OK, chances are this review is being read by a worried parent who knows their little cherub loves Harry Potter.
Perhaps they're wondering whether they will actually enjoy the game, whether it's got suitable content, or don't really mind because 'a videogame is just a videogame'?
So let's cover that first before we go into detail that will bore any non-gamer - Harry Potter is a solid game that's suitable for anyone over three years old and is good enough to challenge your average seven or eight year old. Mum or dad may need to stand by to help out in case there are tears and tantrums - though if your child can program your video recorder and you can't, you may need to have them stand by when you're playing to avoid your tears and tantrums.
Be warned, parents, lots of games based on licenses can be lazy, lots of games for kids can also be tepid in terms of how they play - rightly or wrongly, shooting and violence forms many of the basics of gameplay and developers have to work really hard to make something challenging, fun and yet suitable for youngsters. The good news is that the developers of Harry Potter and the Chamber of Secrets have done just that - it's a thoughtful, enjoyable hoot. OK - onto some specifics (parents may just want to move right and along to the shopping basket at this stage; here come the geeky details!)
Harry Potter and the Chamber of Secrets is a 3D third-person adventure (i.e. you see Harry as opposed to seeing things from Harry's point of view), which closely follows the plot of the book, whilst taking most of its visual clues from the film. After a trip to the Burrows - home of the Weasleys - for some basic training in how to move Haz P around and do spells, it's time for a goblin throwing mini-game, then off to Diagon Alley and onto Hogwarts where the bulk of the game is set.
The controls are easy to pick up, the left stick moves Harry around and the right one changes the camera view - though inexperienced gamers should be fine leaving the automatic camera viewpoint to work its, ahem, magic. On Xbox, to take that console as an example, the left trigger targets opponents and the right trigger puts you in a first person view so you can have a look around.

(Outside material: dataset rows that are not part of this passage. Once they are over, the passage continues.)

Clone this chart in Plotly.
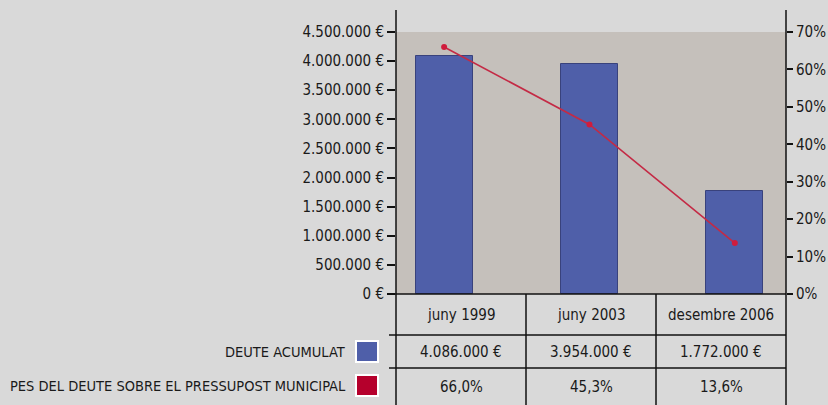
import plotly.graph_objects as go

categories = ["juny 1999", "juny 2003", "desembre 2006"]
deute = [4086000, 3954000, 1772000]
pes = [66.0, 45.3, 13.6]
series_names = ["DEUTE ACUMULAT", "PES DEL DEUTE SOBRE EL PRESSUPOST MUNICIPAL"]
left_ticks = [0, 500000, 1000000, 1500000, 2000000, 2500000, 3000000, 3500000, 4000000, 4500000]
right_ticks = [0, 10, 20, 30, 40, 50, 60, 70]

W, H = 828, 405
L, R, T, B = 396, 42, 32, 111
PW, PH = W - L - R, H - T - B

def px_x(x):
    return (x - L) / PW

def px_y(y):
    return (H - B - y) / PH

FONT = "DejaVu Sans Condensed, Liberation Sans Narrow, Arial Narrow, sans-serif"
TXT = "#1a1a1a"
BLUE = "#4f5fa9"
RED = "#c42a45"
RED_SW = "#b5002c"
FS = 15

def fmt_eur(v):
    return f"{v:,}".replace(",", ".") + " €"

def fmt_pct(p):
    return f"{p:.1f}".replace(".", ",") + "%"

xs = list(range(len(categories)))

fig = go.Figure()
fig.add_trace(go.Bar(x=xs, y=deute, width=0.393, marker=dict(color=BLUE, line=dict(color="#39427c", width=1)),
                     name=series_names[0], showlegend=False, hoverinfo="skip"))
fig.add_trace(go.Scatter(x=xs, y=pes, yaxis="y2", mode="lines+markers",
                         line=dict(color=RED, width=1.6), marker=dict(color="#d01c3c", size=6),
                         name=series_names[1], showlegend=False, hoverinfo="skip"))

shapes = []
line_col = "#111111"
for xp in (0, 1):
    shapes.append(dict(type="line", xref="paper", yref="paper", x0=xp, x1=xp,
                       y0=px_y(10), y1=px_y(405), line=dict(color=line_col, width=1.5)))
for yp in (294, 335, 368):
    shapes.append(dict(type="line", xref="paper", yref="paper", x0=px_x(389), x1=1,
                       y0=px_y(yp), y1=px_y(yp), line=dict(color=line_col, width=1.5)))
for i in (1, 2):
    shapes.append(dict(type="line", xref="paper", yref="paper", x0=i / 3, x1=i / 3,
                       y0=px_y(294), y1=px_y(405), line=dict(color=line_col, width=1.5)))
for (y0, y1), col in zip([(341, 362), (375, 396)], [BLUE, RED_SW]):
    shapes.append(dict(type="rect", xref="paper", yref="paper", x0=px_x(356), x1=px_x(378),
                       y0=px_y(y1), y1=px_y(y0), fillcolor=col, line=dict(color="white", width=2)))

annotations = []
row_y = [314.5, 351.5, 386.5]
for i, c in enumerate(categories):
    xc = (i + 0.5) / 3
    for j, t in enumerate([c, fmt_eur(deute[i]), fmt_pct(pes[i])]):
        annotations.append(dict(x=xc, y=px_y(row_y[j]), xref="paper", yref="paper", text=t,
                                showarrow=False, xanchor="center", yanchor="middle",
                                font=dict(family=FONT, size=FS, color=TXT)))
for name, yc in zip(series_names, [352, 386]):
    annotations.append(dict(x=px_x(348), y=px_y(yc), xref="paper", yref="paper", text=name,
                            showarrow=False, xanchor="right", yanchor="middle",
                            font=dict(family=FONT, size=14.5, color=TXT)))

fig.update_layout(
    width=W, height=H,
    margin=dict(l=L, r=R, t=T, b=B, pad=0, autoexpand=False),
    paper_bgcolor="#d9d9d9",
    plot_bgcolor="#c5c0bb",
    showlegend=False,
    bargap=0,
    xaxis=dict(range=[-0.331, 2.352], showticklabels=False, showgrid=False, zeroline=False,
               showline=False, ticks="", fixedrange=True, automargin=False),
    yaxis=dict(range=[0, 4500000], tickmode="array", tickvals=left_ticks,
               ticktext=[fmt_eur(v) for v in left_ticks], automargin=False,
               ticks="outside", ticklen=8, tickwidth=1.5, tickcolor=line_col,
               showgrid=False, zeroline=False, showline=False,
               tickfont=dict(family=FONT, size=FS, color=TXT)),
    yaxis2=dict(range=[0, 70], tickmode="array", tickvals=right_ticks, automargin=False,
                ticktext=[f"{v}%" for v in right_ticks], overlaying="y", side="right",
                ticks="outside", ticklen=6, tickwidth=1.5, tickcolor=line_col,
                showgrid=False, zeroline=False, showline=False,
                tickfont=dict(family=FONT, size=FS, color=TXT)),
    shapes=shapes,
    annotations=annotations,
)

fig.write_html("out.html", config={"displayModeBar": False},
               post_script="document.body.style.margin='0';")
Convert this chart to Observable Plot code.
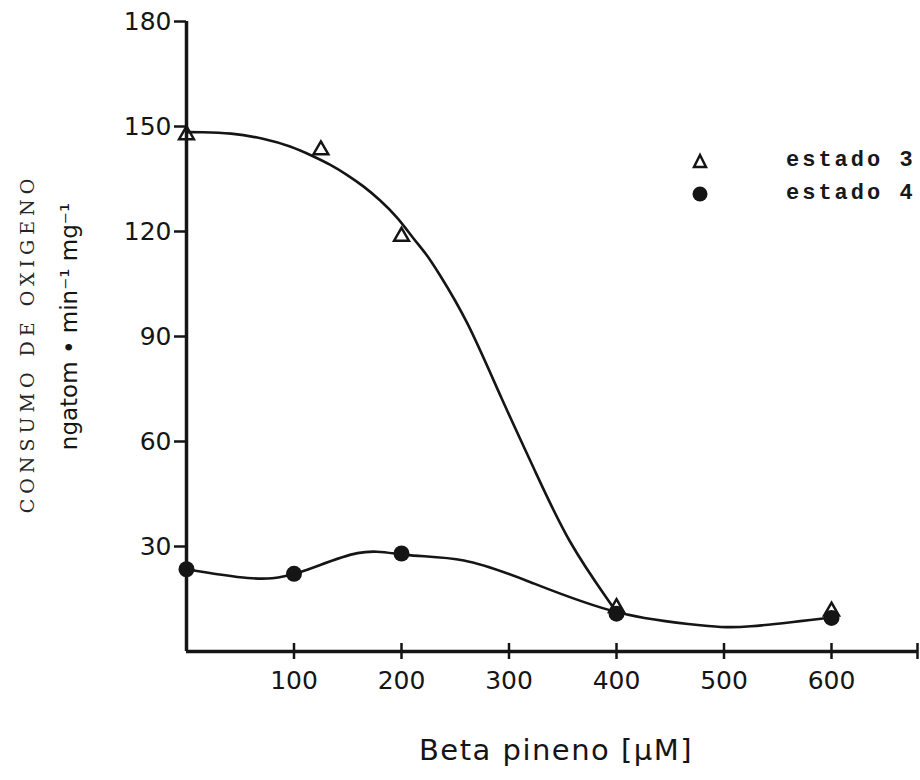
<!DOCTYPE html>
<html><head><meta charset="utf-8">
<script src="https://cdn.jsdelivr.net/npm/d3@7"></script>
<script src="https://cdn.jsdelivr.net/npm/@observablehq/plot@0.6"></script>
<style>
body{margin:0;background:#fff;}
#wrap{position:relative;width:920px;height:780px;}
.leg{position:absolute;left:691px;display:flex;align-items:center;font-family:"Liberation Mono",monospace;font-size:22px;font-weight:bold;letter-spacing:3px;color:#181818;white-space:pre;}
.leg svg{margin-right:77px;}
.ytitle1 text{letter-spacing:5px;}
.xtitle text{letter-spacing:1.5px;}
</style></head><body><div id="wrap"></div>
<script>
// Measured points (Beta pineno µM vs O2 consumption)
const estado3X = [0, 125, 200, 400, 600];
const estado3Y = [147.6, 143.3, 118.6, 12.5, 11.5];
const estado4X = [0, 100, 200, 400, 600];
const estado4Y = [23.5, 22.2, 28, 10.8, 9.6];
// Hand-drawn fitted curves
const curve3X = [0, 13, 41, 72, 97, 118, 134, 149, 165, 180, 196, 211, 224, 232, 261, 293, 325, 355, 397];
const curve3Y = [148.4, 148.4, 148.2, 146.6, 144.4, 141.5, 139.1, 136.3, 132.9, 129, 124.2, 118, 113.2, 109.4, 95, 72.1, 51.1, 31, 12.6];
const curve4X = [0, 57, 103, 159, 204, 258, 320, 401, 478, 525, 601];
const curve4Y = [23.5, 21, 22.4, 28.1, 27.6, 26, 19.8, 11.2, 7.5, 7.2, 9.8];
// Axis ticks
const yTicks = [30, 60, 90, 120, 150, 180];
const xTicks = [100, 200, 300, 400, 500, 600];
const xEnd = 680;
const yMax = 180;
const seriesNames = ["estado 3", "estado 4"];

const pts3 = estado3X.map((x, i) => ({x, y: estado3Y[i]}));
const pts4 = estado4X.map((x, i) => ({x, y: estado4Y[i]}));
const c3 = curve3X.map((x, i) => ({x, y: curve3Y[i]}));
const c4 = curve4X.map((x, i) => ({x, y: curve4Y[i]}));
const ink = "#151515";

const chart = Plot.plot({
  width: 920, height: 780,
  marginLeft: 186, marginRight: 3, marginTop: 21, marginBottom: 129,
  style: {fontFamily: "'DejaVu Sans', sans-serif", fontSize: "25px", color: ink, background: "white"},
  x: {domain: [0, xEnd]},
  y: {domain: [0, yMax]},
  marks: [
    Plot.ruleX([0], {y1: 0, y2: yMax, stroke: ink, strokeWidth: 3.5}),
    Plot.ruleY([0], {x1: 0, x2: xEnd, stroke: ink, strokeWidth: 3.5}),
    Plot.axisY({ticks: yTicks, tickSize: 12, tickPadding: 3, tickFormat: d => d, strokeWidth: 2.5, label: null, fontSize: 25}),
    Plot.ruleX([...xTicks, xEnd], {y1: 0, y2: 0, insetTop: -8, insetBottom: -8, stroke: ink, strokeWidth: 2.5}),
    Plot.axisX({ticks: xTicks, tickSize: 0, tickPadding: 20, tickFormat: d => d, label: null, fontSize: 25}),
    Plot.line(c3, {x: "x", y: "y", curve: "basis", stroke: ink, strokeWidth: 2.6}),
    Plot.line(c4, {x: "x", y: "y", curve: "natural", stroke: ink, strokeWidth: 2.6}),
    Plot.dot(pts4, {x: "x", y: "y", r: 8, fill: ink}),
    Plot.dot(pts3, {x: "x", y: "y", symbol: "triangle", r: 5.5, stroke: ink, strokeWidth: 2.5, fill: "none"}),
    Plot.text(["CONSUMO DE OXIGENO"], {frameAnchor: "left", textAnchor: "middle", lineAnchor: "middle", rotate: -90, dx: -159, dy: 7, fontFamily: "'DejaVu Serif', serif", fontSize: 19, fill: "#252525", className: "ytitle1"}),
    Plot.text(["ngatom \u2022 min\u207B\u00B9 mg\u207B\u00B9"], {frameAnchor: "left", textAnchor: "middle", lineAnchor: "middle", rotate: -90, dx: -117, dy: -10, fontFamily: "'DejaVu Sans', sans-serif", fontSize: 23, fill: ink}),
    Plot.text(["Beta pineno [\u03BCM]"], {frameAnchor: "bottom", textAnchor: "middle", lineAnchor: "middle", dx: 4, dy: 99, fontFamily: "'DejaVu Sans', sans-serif", fontSize: 29, fill: ink, className: "xtitle"})
  ]
});
const wrap = document.getElementById("wrap");
wrap.appendChild(chart);

const legendRows = [
  {name: seriesNames[0], top: 148, svg: '<svg width="18" height="18" viewBox="0 0 18 18"><polygon points="9,3 15,15 3,15" fill="white" stroke="' + ink + '" stroke-width="2.5"/></svg>'},
  {name: seriesNames[1], top: 181, svg: '<svg width="18" height="18" viewBox="0 0 18 18"><circle cx="9" cy="9" r="7.5" fill="' + ink + '"/></svg>'}
];
legendRows.forEach(r => {
  const d = document.createElement("div");
  d.className = "leg";
  d.style.top = r.top + "px";
  d.innerHTML = r.svg + "<span>" + r.name + "</span>";
  wrap.appendChild(d);
});
</script>
</body></html>
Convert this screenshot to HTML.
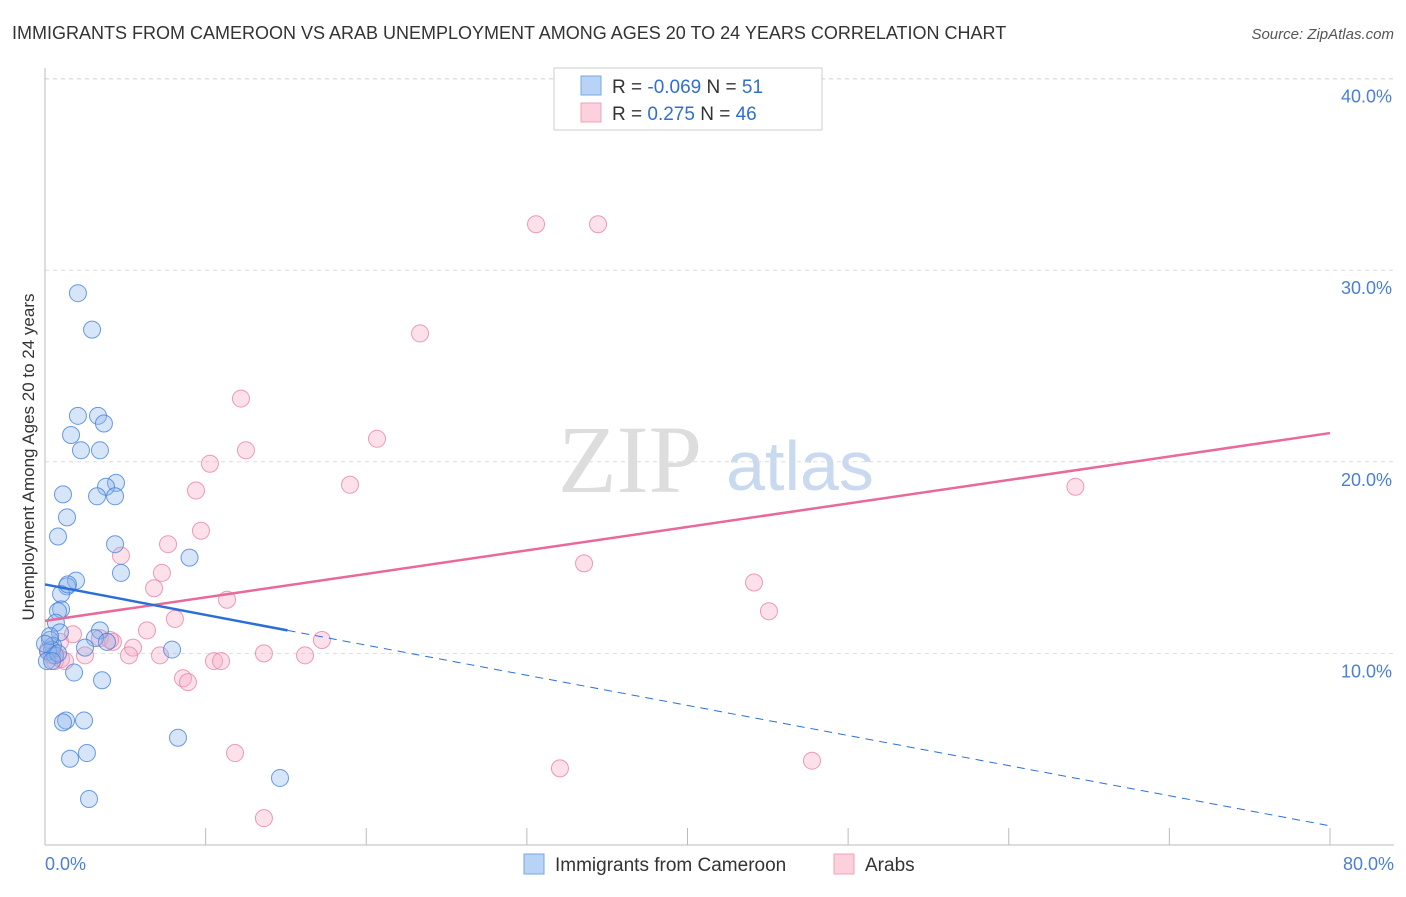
<!DOCTYPE html>
<html><head><meta charset="utf-8"><style>
body{margin:0;background:#fff;font-family:"Liberation Sans",sans-serif}
</style></head><body>
<svg width="1406" height="892" xmlns="http://www.w3.org/2000/svg" id="chart" style="font-family:'Liberation Sans',sans-serif">
<text x="12" y="39" font-size="18" fill="#333">IMMIGRANTS FROM CAMEROON VS ARAB UNEMPLOYMENT AMONG AGES 20 TO 24 YEARS CORRELATION CHART</text>
<text x="1394" y="39" font-size="15" fill="#555" font-style="italic" text-anchor="end">Source: ZipAtlas.com</text>
<text x="630" y="492" font-size="96" fill="#ddd" text-anchor="middle" font-family="Liberation Serif,serif">ZIP</text>
<text x="800" y="490" font-size="70" fill="#c9d9f0" text-anchor="middle">atlas</text>
<g id="grid"></g>
<line x1="45" y1="68" x2="45" y2="845" stroke="#bbb"/>
<line x1="45" y1="845" x2="1394" y2="845" stroke="#bbb"/>
<text transform="translate(34,457) rotate(-90)" font-size="17" fill="#333" text-anchor="middle">Unemployment Among Ages 20 to 24 years</text>
<text x="45" y="870" font-size="18" fill="#4a7fd4">0.0%</text>
<text x="1394" y="870" font-size="18" fill="#4a7fd4" text-anchor="end">80.0%</text>
<g id="pts"></g>
<g id="lines"></g>
<g>
<rect x="554" y="68" width="268" height="62" fill="#fff" stroke="#ccc"/>
<rect x="581" y="76" width="20" height="19" fill="#b8d3f5" stroke="#7aa7e0"/>
<rect x="581" y="103" width="20" height="19" fill="#fcd0dc" stroke="#f0a0b8"/>
<text x="612" y="93" font-size="19" fill="#333">R = <tspan fill="#2f6fd0">-0.069</tspan>   N = <tspan fill="#2f6fd0"> 51</tspan></text>
<text x="612" y="120" font-size="19" fill="#333">R = <tspan fill="#2f6fd0">  0.275</tspan>   N = <tspan fill="#2f6fd0">46</tspan></text>
</g>
<g>
<rect x="524" y="854" width="20" height="20" fill="#b8d3f5" stroke="#7aa7e0"/>
<text x="555" y="871" font-size="19" fill="#333">Immigrants from Cameroon</text>
<rect x="834" y="854" width="20" height="20" fill="#fcd0dc" stroke="#f0a0b8"/>
<text x="865" y="871" font-size="19" fill="#333">Arabs</text>
</g>
</svg>
<script>
const yTicks=[10,20,30,40];
const yTickLabels=["10.0%","20.0%","30.0%","40.0%"];
const xTicks=[0,10,20,30,40,50,60,70,80];
const camX=[2.05,2.93,2.05,3.30,3.67,1.62,2.24,3.42,4.42,3.80,1.12,3.24,4.36,1.37,0.81,4.36,9.0,4.73,1.93,1.37,1.00,1.00,0.81,0.68,3.42,0.93,3.11,3.86,0.31,0.50,2.49,0.44,0.19,7.91,0.62,0.12,1.81,3.55,1.31,2.43,1.12,1.56,2.61,8.28,2.74,14.63,0.31,0.0,0.81,0.44,1.43];
const camY=[28.8,26.9,22.4,22.4,22.0,21.4,20.6,20.6,18.9,18.7,18.3,18.2,18.2,17.1,16.1,15.7,15.0,14.2,13.8,13.5,13.1,12.3,12.2,11.6,11.2,11.1,10.8,10.6,10.7,10.4,10.3,10.2,10.1,10.2,9.9,9.6,9.0,8.6,6.5,6.5,6.4,4.5,4.8,5.6,2.4,3.5,10.9,10.5,10.0,9.6,13.6];
const arbX=[30.57,34.43,23.35,12.20,20.67,12.51,10.27,18.99,9.40,64.15,9.71,4.73,7.66,33.56,7.28,6.79,44.14,11.33,45.07,8.09,6.35,3.42,17.24,1.74,4.23,5.48,4.05,0.93,5.23,7.16,0.62,2.49,16.19,13.63,10.52,10.96,8.59,8.90,1.00,1.25,11.83,32.06,47.75,13.63,0.19,0.44];
const arbY=[32.4,32.4,26.7,23.3,21.2,20.6,19.9,18.8,18.5,18.7,16.4,15.1,15.7,14.7,14.2,13.4,13.7,12.8,12.2,11.8,11.2,10.8,10.7,11.0,10.6,10.3,10.7,10.6,9.9,9.9,9.6,9.9,9.9,10.0,9.6,9.6,8.7,8.5,9.7,9.6,4.8,4.0,4.4,1.4,10.2,9.9];
const camLine=[[0,13.6],[15.1,11.2]];
const camDash=[[15.1,11.2],[80,1.0]];
const arbLine=[[0,11.7],[80,21.5]];
const X=v=>45+v/80*1285, Y=v=>845-v*19.16;
const NS="http://www.w3.org/2000/svg";
function mk(t,a,p){const e=document.createElementNS(NS,t);for(const k in a)e.setAttribute(k,a[k]);p.appendChild(e);return e;}
const grid=document.getElementById('grid');
yTicks.forEach((t,i)=>{
 const l=mk('line',{x1:45,x2:1394,y1:Y(t),y2:Y(t),stroke:'#ddd','stroke-dasharray':'4,4'},grid);
 
 
 const tx=mk('text',{x:1392,y:Y(t)+24,'font-size':18,fill:'#4a7fd4','text-anchor':'end'},grid);
 tx.textContent=yTickLabels[i];
 
 
});
const gl=mk('line',{x1:45,x2:1394,y1:79,y2:79,stroke:'#ddd','stroke-dasharray':'4,4'},grid);


xTicks.forEach(t=>{
 const l=mk('line',{x1:X(t),x2:X(t),y1:828,y2:845,stroke:'#bbb'},grid);
 
 
});
const pts=document.getElementById('pts');
arbX.forEach((x,i)=>{
 const c=mk('circle',{cx:X(x),cy:Y(arbY[i]),r:8.5,fill:'rgba(248,170,195,0.35)',stroke:'rgba(235,130,165,0.8)','stroke-width':1},pts);
 
 
});
camX.forEach((x,i)=>{
 const c=mk('circle',{cx:X(x),cy:Y(camY[i]),r:8.5,fill:'rgba(140,180,235,0.35)',stroke:'rgba(70,130,220,0.8)','stroke-width':1},pts);
 
 
});
const lines=document.getElementById('lines');
const a=mk('line',{x1:X(arbLine[0][0]),y1:Y(arbLine[0][1]),x2:X(arbLine[1][0]),y2:Y(arbLine[1][1]),stroke:'#e8699a','stroke-width':2.5},lines);


const b=mk('line',{x1:X(camLine[0][0]),y1:Y(camLine[0][1]),x2:X(camLine[1][0]),y2:Y(camLine[1][1]),stroke:'#2b6fd6','stroke-width':2.5},lines);


const d=mk('line',{x1:X(camDash[0][0]),y1:Y(camDash[0][1]),x2:X(camDash[1][0]),y2:Y(camDash[1][1]),stroke:'#2b6fd6','stroke-width':1,'stroke-dasharray':'8,6'},lines);


</script>
</body></html>
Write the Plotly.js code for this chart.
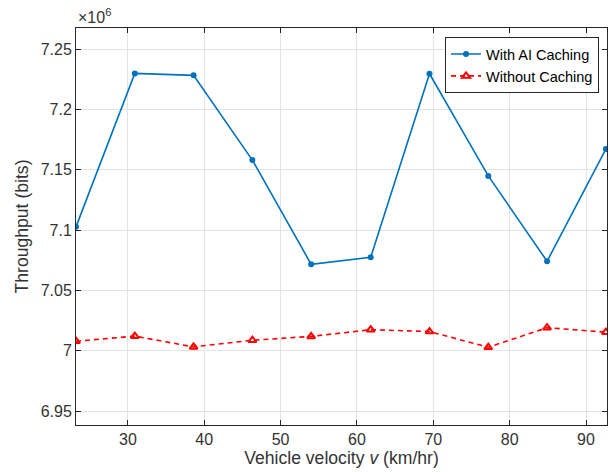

Not designed as an alternative viewpoint, this just allows you to have a brief marvel at your surroundings - and marvellous they are too.
The look of the game is simply incredible, especially if you're a fan of the film. The accuracy, based on the movie sets is one thing, but the game's locales simply drip with atmosphere. Coloured light streams through stained glass windows, transparent ghosts float around Hogwarts and even when you get hold of a Nimbus Two Thousand and fly around the school of witchcraft and wizardry the game's visuals remain smooth and appealing. Obviously the PSone version struggles to keep up with these fancy looks, and the Xbox version takes all the prizes with its prettiness all the versions are worth a peek.
The game is split up into Harry's busy days at Hogwarts. Whilst the main plot begins to slowly cook away - the discovery of petrified people, the voice that only Harry can hear - Hermione, Ron and Haz P lead their day-to-day lives. Which, as fans will know, is anything but ordinary.
Hogwarts is basically a huge hub-world in the game - an area from which all the levels, mini-games and quests spring off from. Huge and labyrinthine, it features the moving staircases, which really move, and the portraits, which sadly don't move when you're just wandering around. The Grand Staircase leads off to lessons, Defence Against the Dark Arts with Gilderoy Lockhart and Transmutation with Professor Minerva McGonagall and so on. Every day Ron or Hermione - or failing that your Rememberall, a kind of mystic filofax - will instruct you which lesson you need to attend. Each lesson has its own challenge, whether it's a course that must be finished in a certain time on your broom or a puzzle-laden mini-quest to learn a new spell.
After the lessons are done, it's up to you whether you wander Hogwarts and its grounds, collecting wizard cards and Bertie Bott's every-flavour-beans. The main plot of the film also kicks in with the Chamber of Secrets being opened, Dumbledore being under threat of losing his headmastership of the school and all hell generally breaking loose.
If you're single-minded the game can be finished fairly quickly, but HPATCOS (catchy acronym, eh?) rewards exploration, collection and participation in the mini-games. Collectable items range from the beans (which can be traded at Fred and George's makeshift joke shop for useful items) to quest items which will come in useful - such as owl treats to motivate Hedwig into action - to the Wizard trading cards, which are just nice to collect. That gives us older gamers something to obsess about, as lots of secrets and side missions must be completed - not to mention a bit of swapping and bartering with the kids in the corridor - to get anywhere near a full set.
All this collecting and secret-finding gives the game lots of replay and with its automatic jumping, puzzle solving gameplay the game could be considered a kind of Zelda-lite; it's like the N64 Zelda Ocarina of Time but with less fiendish puzzles - and before we get flamed by hardcore Nintendo fans - and less groundbreaking. But it is fun and an orgy of Potter-esque activity that's going to thrill young Haz P fans on Christmas morning. And who could ask for more than that?